她把自己當什麼人了,不過今天是第一次正式見面,跟她弄僵也不好,甘露強壓住火氣,小聲說:“知道了,我會小心。”
“等等,你現在這樣是不能跟在程總後面的,你的衣服太沒檔次。”姚景擰著柳眉,在甘露出門時又把她喚住。
“你!”甘露簡直忍不住了,但從來沒罵過人也沒跟人紅過臉,一時語塞,不知道該說什麼好,只能瞪大了眼睛怒視著。她也欺人太甚了吧,憑什麼說自己的衣服沒檔次?腳上穿的鞋是在達芙妮打折的時候買的,牛仔褲是佐丹奴,黑色針織衫是艾格的,這些已經是甘露最拿得出手的衣服了,出門時她還想了好久。
姚景纔不理會甘露的臉色,她扭著腰離開了一會兒,再回來時手裡多出一條款式極爲簡潔的揹帶牛仔褲,“換上。”她的聲音完全是命令的。
甘露並不覺得那條褲子比自己身上這條好到哪裡去,但又不知該怎麼發泄,臉憋得通紅,站在門口杵了半天,最後還是接過了那條褲子去了衛生間。

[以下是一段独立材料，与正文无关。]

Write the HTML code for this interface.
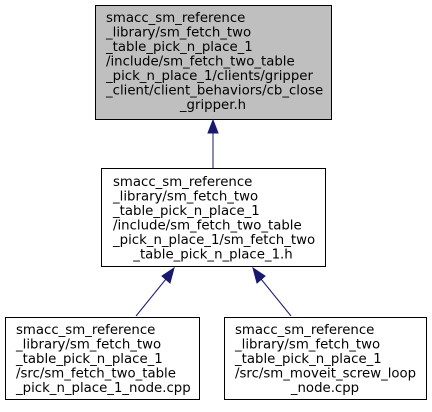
<!DOCTYPE html>
<html><head><meta charset="utf-8"><style>
html,body{margin:0;padding:0;background:#fff;}
svg text{font-family:"DejaVu Sans","Liberation Sans",sans-serif;font-size:13.3px;fill:#000;}
</style></head><body>
<svg width="432" height="407" viewBox="0 0 432 407" xmlns="http://www.w3.org/2000/svg">
<rect x="95.5" y="5.5" width="236" height="114" fill="#bfbfbf" stroke="#000" stroke-width="1"/>
<text x="106" y="22">smacc_sm_reference</text>
<text x="106" y="36.5">_library/sm_fetch_two</text>
<text x="106" y="51">_table_pick_n_place_1</text>
<text x="106" y="65.5">/include/sm_fetch_two_table</text>
<text x="106" y="80">_pick_n_place_1/clients/gripper</text>
<text x="106" y="94.5">_client/client_behaviors/cb_close</text>
<text x="213" y="109" text-anchor="middle">_gripper.h</text>

<line x1="213" y1="168" x2="213" y2="132" stroke="#191970" stroke-width="1"/>
<polygon points="213,120 208,133 218,133" fill="#191970" stroke="#191970"/>

<rect x="101.5" y="168.5" width="224" height="98" fill="#fff" stroke="#000"/>
<text x="113" y="186">smacc_sm_reference</text>
<text x="113" y="200.5">_library/sm_fetch_two</text>
<text x="113" y="215">_table_pick_n_place_1</text>
<text x="113" y="229.5">/include/sm_fetch_two_table</text>
<text x="113" y="244">_pick_n_place_1/sm_fetch_two</text>
<text x="213" y="258.5" text-anchor="middle">_table_pick_n_place_1.h</text>

<line x1="136" y1="316" x2="166" y2="279" stroke="#191970"/>
<polygon points="174,268 162,276 170,283" fill="#191970" stroke="#191970"/>
<line x1="291" y1="316" x2="261" y2="279" stroke="#191970"/>
<polygon points="253,268 257,283 265,276" fill="#191970" stroke="#191970"/>

<rect x="5.5" y="317.5" width="194" height="82" fill="#fff" stroke="#000"/>
<text x="16" y="334">smacc_sm_reference</text>
<text x="16" y="348.5">_library/sm_fetch_two</text>
<text x="16" y="363">_table_pick_n_place_1</text>
<text x="16" y="377.5">/src/sm_fetch_two_table</text>
<text x="16" y="392">_pick_n_place_1_node.cpp</text>

<rect x="224.5" y="317.5" width="202" height="82" fill="#fff" stroke="#000"/>
<text x="235" y="334">smacc_sm_reference</text>
<text x="235" y="348.5">_library/sm_fetch_two</text>
<text x="235" y="363">_table_pick_n_place_1</text>
<text x="235" y="377.5">/src/sm_moveit_screw_loop</text>
<text x="325" y="392" text-anchor="middle">_node.cpp</text>
</svg>
</body></html>
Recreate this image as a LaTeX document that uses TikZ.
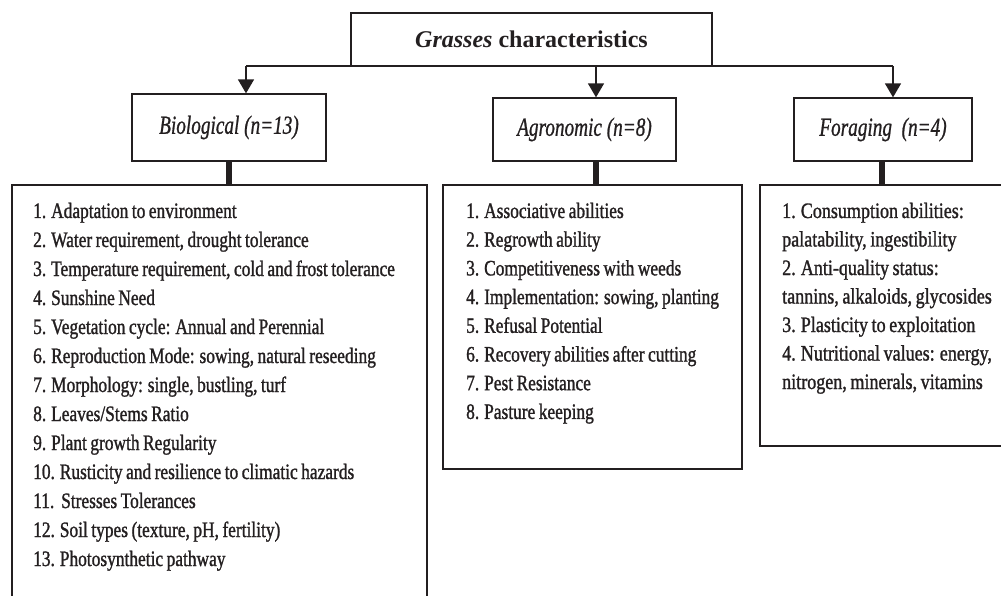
\documentclass[tikz,border=0pt]{standalone}
\usepackage{fontspec}
\setmainfont{Liberation Serif}
\newfontfamily\cond[FakeStretch=0.79, FakeBold=1.2, WordSpace=0.8]{Liberation Serif}
\newfontfamily\condw[FakeStretch=0.82, FakeBold=1.2, WordSpace=0.8]{Liberation Serif}
\newfontfamily\condh[FakeStretch=0.74, FakeBold=0.8]{Liberation Serif}
\usetikzlibrary{arrows.meta}
\definecolor{ink}{HTML}{231F20}
\tikzset{
  box/.style={draw=ink, line width=1.3pt, inner sep=0pt},
  link/.style={draw=ink, line width=1.5pt},
  tip/.style={link, -{Triangle[width=16pt,length=14pt]}},
  bar/.style={draw=ink, line width=6pt},
  head/.style={font=\condh\itshape\fontsize{26}{30}\selectfont, text=ink},
  item/.style={font=\cond\fontsize{22}{29}\selectfont, text=ink, anchor=base west, inner sep=0pt},
  itemw/.style={item, font=\condw\fontsize{22}{29}\selectfont}
}
\begin{document}
\begin{tikzpicture}[x=1pt,y=-1pt]
\useasboundingbox (0,0) rectangle (1001,596);
% title
\node[box, minimum width=361pt, minimum height=53pt, font=\fontsize{24}{28}\selectfont\bfseries, text=ink] (title) at (531.5,39.5) {\textit{Grasses} characteristics};
% category boxes
\node[box, minimum width=194pt, minimum height=67pt, head] (bio) at (229,127.5) {Biological (n=13)};
\node[box, minimum width=183pt, minimum height=63pt, head] (agro) at (584.5,129.5) {Agronomic (n=8)};
\node[box, minimum width=178pt, minimum height=63pt, head] (fora) at (883,129.5) {Foraging\ \ (n=4)};
% list boxes
\node[box, minimum width=415pt, minimum height=435pt] (bioL) at (219.5,402.5) {};
\node[box, minimum width=299pt, minimum height=284pt] (agroL) at (592.5,327) {};
\node[box, minimum width=250pt, minimum height=261pt] (foraL) at (885,315.5) {};
% connectors
\coordinate (hl) at (246,66);
\coordinate (hm) at (596,66);
\coordinate (hr) at (893,66);
\draw[link] (hl) -- (hr);
\draw[tip] (hl) -- (hl |- bio.north);
\draw[tip] (hm) -- (hm |- agro.north);
\draw[tip] (hr) -- (hr |- fora.north);
\draw[bar] (bio.south) -- (bio.south |- bioL.north);
\draw[bar] (hm |- agro.south) -- (hm |- agroL.north);
\draw[bar] (882,161) coordinate (fb) -- (fb |- foraL.north);
% lists
\foreach [count=\i] \t in {
  {1. Adaptation to environment},
  {2. Water requirement, drought tolerance},
  {3. Temperature requirement, cold and frost tolerance},
  {4. Sunshine Need},
  {5. Vegetation cycle: Annual and Perennial},
  {6. Reproduction Mode: sowing, natural reseeding},
  {7. Morphology: single, bustling, turf},
  {8. Leaves/Stems Ratio},
  {9. Plant growth Regularity},
  {10. Rusticity and resilience to climatic hazards},
  {11.\ \ Stresses Tolerances},
  {12. Soil types (texture, pH, fertility)},
  {13. Photosynthetic pathway}}
  \node[item] (b\i) at (33,{218+29*(\i-1)}) {\t};
\foreach [count=\i] \t in {
  {1. Associative abilities},
  {2. Regrowth ability},
  {3. Competitiveness with weeds},
  {4. Implementation: sowing, planting},
  {5. Refusal Potential},
  {6. Recovery abilities after cutting},
  {7. Pest Resistance},
  {8. Pasture keeping}}
  \node[item] (a\i) at (466,{218+28.7*(\i-1)}) {\t};
\foreach [count=\i] \t in {
  {1. Consumption abilities:},
  {palatability, ingestibility},
  {2. Anti-quality status:},
  {tannins, alkaloids, glycosides},
  {3. Plasticity to exploitation},
  {4. Nutritional values: energy,},
  {nitrogen, minerals, vitamins}}
  \node[itemw] (f\i) at (782,{218+28.5*(\i-1)}) {\t};
\end{tikzpicture}
\end{document}
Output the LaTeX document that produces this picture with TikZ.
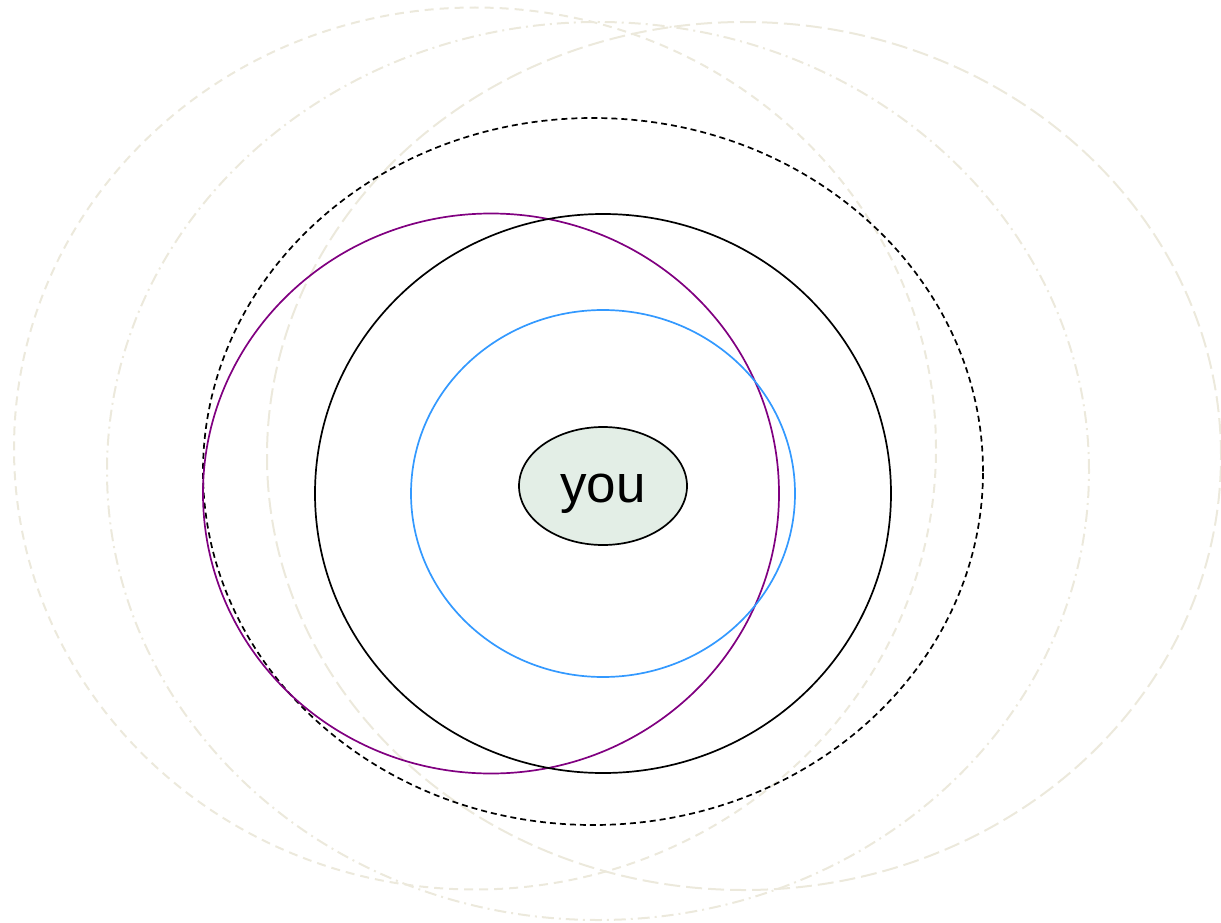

事實證明還是姚景的褲子比較成功,雖然長了差不多半尺,但那條褲子穿在姚景身上立刻把她原本模糊不清的身體曲線勾勒了出來,細長的胸前吊帶是時下流行的款式,雖然街頭也有許多女孩穿著類似的款式,但是很明顯,這條褲子和那些廉價的仿冒品完全不同,這種感覺是隻有穿著者才能體會到的。
甘露對姚景有了幾分謝意,雖然她一直針對自己,但心腸還是不壞。
“別以爲我是對你好,我只是不想讓你丟天哥的臉,記得把褲子洗乾淨還給我,一定要洗乾淨哦。”姚景看也不看甘露,砰的一聲把門關上。
最後這句話一下子把甘露方纔稍微改觀的好印象完全擊潰。